Lyrathia turned toward them, her expression no longer guarded. No longer restrained.
Perfectly clear.
“I do.”
“You have stripped the council of its authority.”
“No,” she said. “I have reminded you of its limits.”
“You have endangered the realm.”
Her gaze sharpened.
“No,” Lyrathia said again, softer now—but far more dangerous. “I have chosen it.”
A pause.
Then—
The truth, laid bare.
“If the realm cannot survive him,” she said, “then it does not deserve to.”
The words hit harder than any magic.
Because they were not a threat.
They were a promise.
The court understood then. Truly understood.
This was not strategy.
This was not politics.
This was not even control.
This was something far more dangerous.
Lyrathia had drawn a line.
And she had chosen a side.
Him.
Over them.
Over the throne.
Over the world itself, if it came to it.
The chamber remained silent as she turned away, ascending the steps back to her throne. But she did not sit.
Not immediately.
For a brief moment, her composure wavered—not outwardly, not enough for weakness—but inwardly, where the bond pulsed violently in response to what she had done.
Kael felt it.
Wherever he was, however far—
He felt it.
The decree.
The choice.
Her.
And the bond answered with a surge so powerful it stole the breath from her lungs.
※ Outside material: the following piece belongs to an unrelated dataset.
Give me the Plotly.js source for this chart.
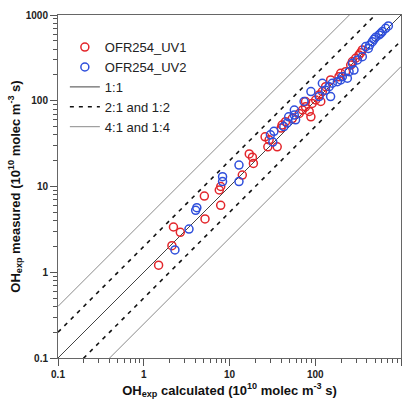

Lyrathia steadied herself, fingers tightening against the throne as the echo of him rushed through her—shock, anger, something dangerously close to desperation.
Good.
Let him feel it.
Let him understand.
She had not chosen lightly.
She had chosen him.
The court remained frozen, caught between fear and disbelief.
Because now they knew—
There was no containing the Heartbearer.
And there was no restraining their queen.
Lyrathia finally sat, her gaze sweeping over them one last time.
Cold.
Unyielding.
Final.
“The matter is closed,” she said.
No one argued.
No one could.
Because the truth had already taken hold.
The throne was no longer untouchable.
It was dangerous.
And if forced—
It would burn everything before it broke.
\---
And so the story did not end with peace.
It ended with a choice.
A line drawn in power and defiance.
A queen who would unmake the world before surrendering the one person bound to her heart.
And a boy—
No.
A force—
Who was no longer something the world could control.
The bond pulsed.
The future waited.
And somewhere between love and ruin—
Everything stood on the edge of becoming.